I mean, finishing that synopsis and hence the book title, it’s obvious Coley has feelings for Sonya. It’s no mystery. So once I saw who the love interest was going to be, I knew what kind of journey this book would have. I’ve read plenty of romance-heavy books at this point. What really mattered was if this familiar road would be enjoyable and down-to-earth, plus perhaps even…edgy in some way.
Coley’s definitely a sad character. Lonely but hesitant to start real connections because of grieving her mother and feeling no one could replicate her. It felt like Coley was in prison within herself, not having hope of a better life, so emotionally shutting down. Her new friends only gradually pick away at the cage, and it reminds us how we really should keep up connections with our own close companions (well, the ones who aren’t losers like Trenton, anyway.) The book also has that rural feel that Kiyoko is going for, of illegal drugs, rundown convenience stores, poison oak, and small community. You really get the idea without too much effort.
Then there is a notable positive in this book could also easily be a negative. And that would be the hesitancy, stubbornness, and denial of some of the people Coley takes a liking to. We see Coley get really hurt by the actions of those she finds attraction with, and they don’t find much of a reason to really apologize at first. That irritated me. But at the same time, this book takes place in 2006, when only recently did a small handful of states legalize same-sex marriage, and only two years prior did Canada fully recognize it. Being anything but heterosexual was still a pretty invisible and inconceivable notion. If Girls Like Girls took place the year it was actually published, or around the timeframe, there would’ve been well-known supports Coley or Sonya could’ve gotten, and the thought of kissing a girl wouldn’t have been as far fetched. But Kiyoko herself realized she was into girls and not boys at a very young age, and the book takes place when she herself was a teenager.
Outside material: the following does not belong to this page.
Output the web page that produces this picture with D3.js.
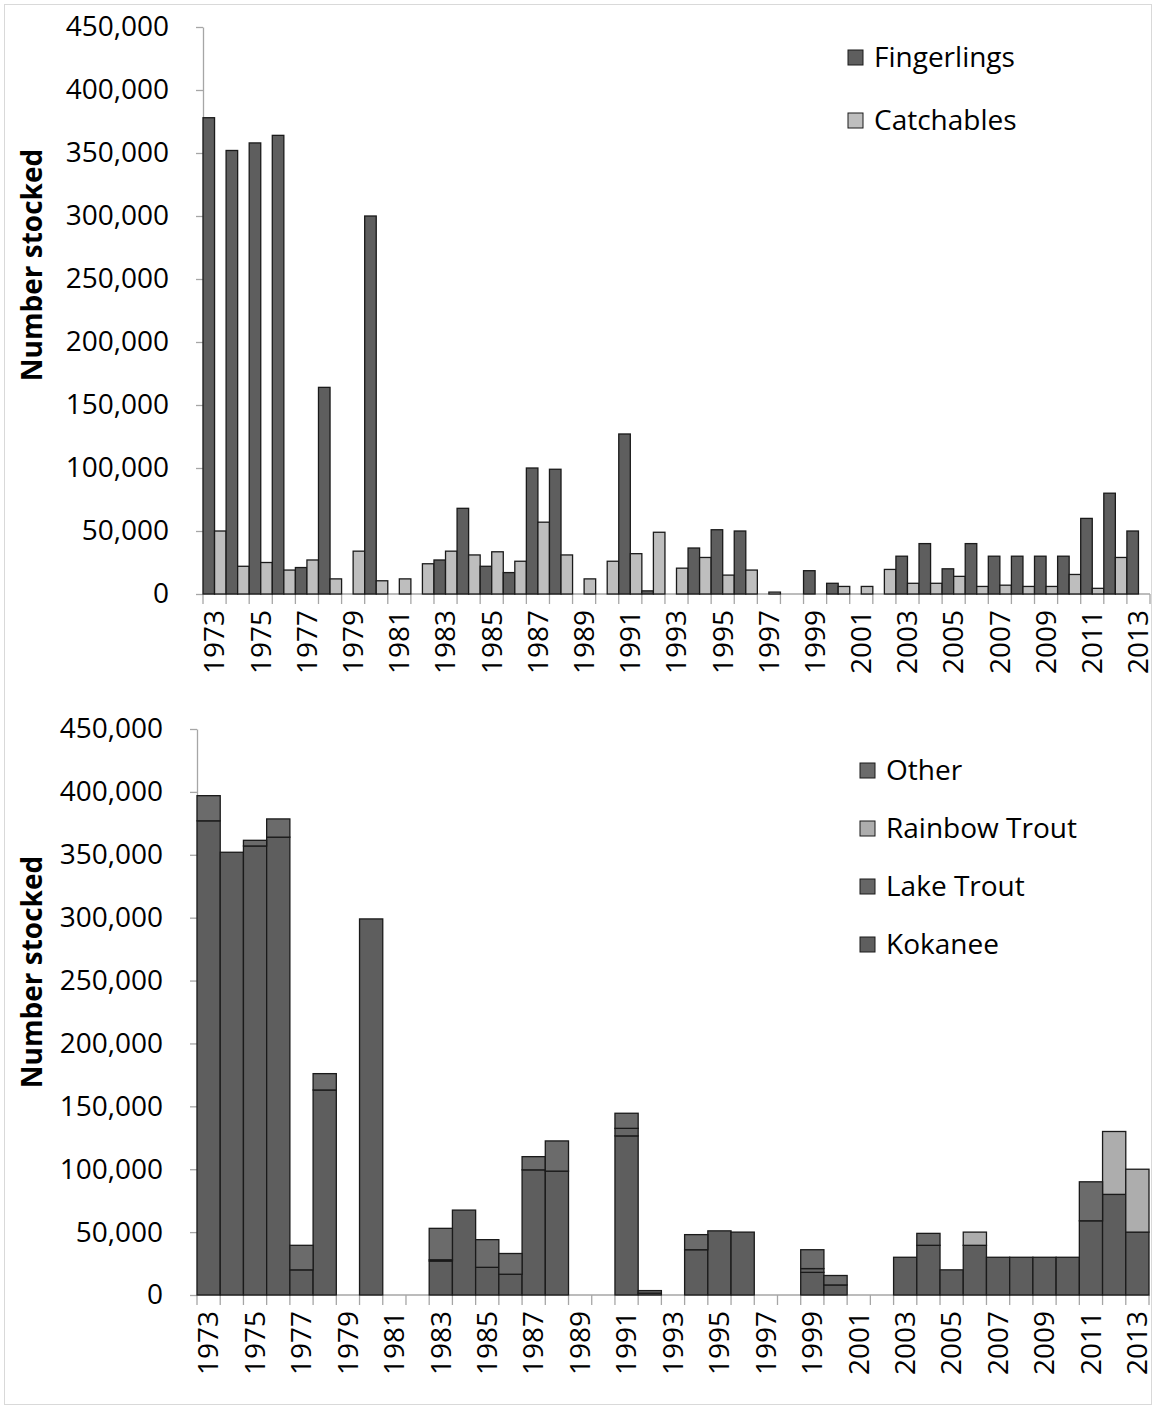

It makes complete sense to write what you know. And even if we dislike how some crushes end up treating Coley, we understand there’s realism in their hesitancy to embrace different love, when the world won’t seem to love them back for it.
If anything, the book reminds us about the importance of the Pride movement and why we can’t let LGBTQ+ topics be silenced in society – because we can’t have queer people, young and old, feel like there will be no support, no hope for love, no society that accepts them. That’s what it used to be like worldwide, for far too long.
Girls Like Girls is a very quick read about a somewhat small life. Before we know it, it’s over. I do wish there could’ve been more happiness – more scenes where Coley and Sonya could’ve had some quality time together. I’m not a pervert in saying that. I just mean times where they can really feel like they have a soul connection. I also wish more time could’ve been given to Coley’s relationship with Curtis – more scenes where they manage to enjoy their company instead of being scared or indifferent towards themselves. But Girls Like Girls is still a book that will feel welcome to anyone who has ever felt like a nobody, like a freak, like their emotions don’t matter. It will reassure them that in those regards, they are wrong on all counts.